Federal spending bill to make grocers ‘Big Brother’ for SNAP
Supermarket cashiers would be “food police” according to NGA
The National Grocers Association (NGA) is calling on leaders in Congress to oppose proposed restrictions on Supplemental Nutrition Assistance Program (SNAP) funds in the FY2024 House Agriculture Appropriations bill.
The NGA released a statement on Tuesday saying that two provisions in the bill would undermine the SNAP program that is used by millions of Americans.
One of those proposals would establish a pilot program “to catalog and restrict SNAP purchases,” while the other would “collect SNAP purchasing data with the goal of eventually restricting SNAP purchases,” according to the NGA.
“One of the main reasons SNAP is such an effective program is because of the ease of processing transactions for both retailers and beneficiaries, allowing folks to make the best decisions for their nutritional needs and families,” said Stephanie Johnson, RDN, NGA vice president of government relations, in a press release. “Independent grocers support SNAP choice because it maintains an already successful program and ensures families can shop with the same dignity and ease as any other grocery customer.”
The NGA letter, addressed to Senate Majority Leader Chuck Schumer, Speaker of the House Mike Johnson, Senate Minority Leader Mitch McConnell, and House Minority Leader Hakeem Jeffries, notes that 2,472 businesses and trade associations signed the letter urging congressional leaders to remove the two provisions.
The letter noted that SNAP is historically more flexible than other supplemental nutrition programs such as the Women, Infants, and Children (WIC) program.
“The dietary needs of the SNAP population are diverse and no one diet would be appropriate for all participants. For instance, a cancer patient struggling to gain weight doesn’t have the same needs as a child fighting diabetes,” the letter states. “WIC’s restrictive nature limits retailer participation to 46,000 stores; SNAP’s simpler structure boasts a network of 259,000 retailers, improving accessibility.”
Limiting eligible items approved for SNAP purchases will drive up costs and “strangle the program with needless red tape with no meaningful public health outcome to show in return.”
“The government will need to categorize more than 600,000 products and update the list each year with thousands more products. Grocery store cashiers will become the food police, telling parents what they can and cannot feed their families,” the NGA letter added.
The bill also creates a program to “surveil SNAP purchases,” requiring retailers to spy on customers and report back to the federal government, according to the letter.

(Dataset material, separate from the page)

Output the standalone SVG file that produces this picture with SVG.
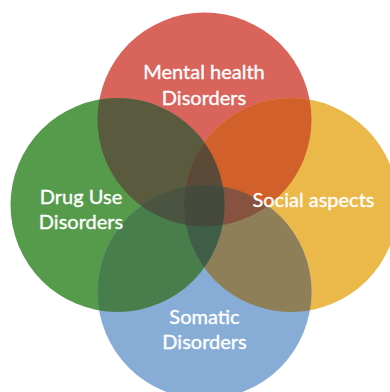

“No consumer purchases have ever been subjected to this Orwellian level of snooping by the federal government, and it would set a terrifying precedent of intruding on the most private areas of our lives. The surveillance would yield incomplete data that would be useless for scientific study because SNAP purchases are only a portion of what beneficiaries purchase,” the letter added. “On the other side of the register, retailers would be obligated to safeguard the confidential information from both criminals and competitors looking to get an edge.”